New research suggests smartphone apps could help people make healthier lifestyle choices.

Researchers revealed that currently, one in five American adults use some technology to track health data and the most popular health apps downloaded are related to exercise, counting steps, or heart rate. However, scientific evidence of mobile health technologies' effectiveness for reducing risk factors for heart disease and stroke is limited.

"The fact that mobile health technologies haven't been fully studied doesn't mean that they are not effective. Self-monitoring is one of the core strategies for changing cardiovascular health behaviors. If a mobile health technology, such as a smartphone app for self-monitoring diet, weight or physical activity, is helping you improve your behavior, then stick with it," Lora E. Burke, lead author of the review and professor of nursing and epidemiology at the University of Pittsburgh, said in a statement.
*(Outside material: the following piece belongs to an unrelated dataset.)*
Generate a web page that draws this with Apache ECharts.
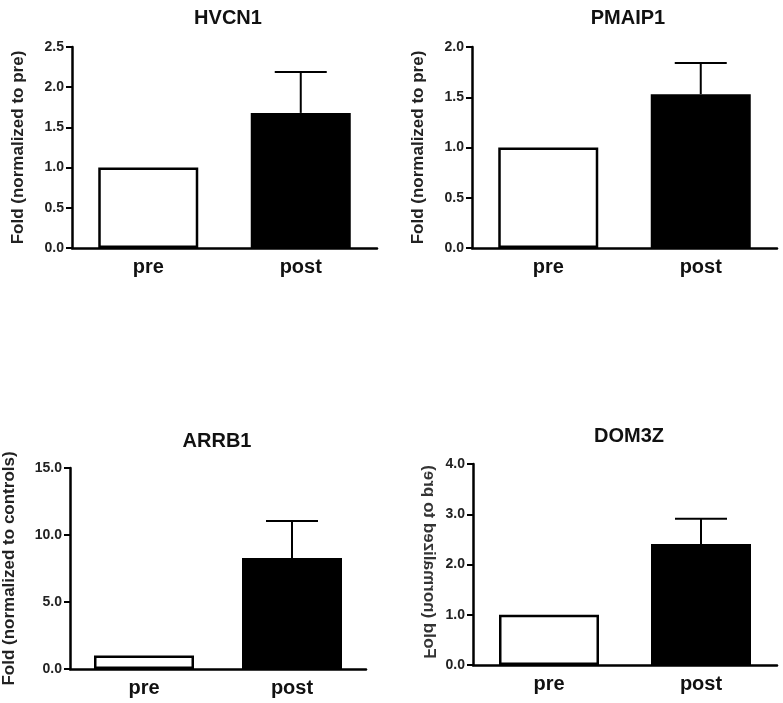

For the study, researchers reviewed the small body of published, peer-reviewed studies about the effectiveness of mobile health technologies (mHealth) for managing weight, increasing physical activity, quitting smoking and controlling high blood pressure, high cholesterol and diabetes.

The mHealth technologies examined in the statement correspond to the goals in the American Heart Association's Life's Simple 7, which are seven simple ways to improve your heart health -- eating better, being more active, managing your weight, avoiding tobacco smoke, reducing blood sugar, and controlling both cholesterol and blood pressure.

"Don't dismiss the possibility that these devices and apps can help you be heart healthy," Burke said.

The review, which is published in the journal Circulation, also encouraged researchers to embrace the challenge of producing the needed evidence regarding how effective these new technologies are and how we can best adopt them into clinical practice to promote better patient health.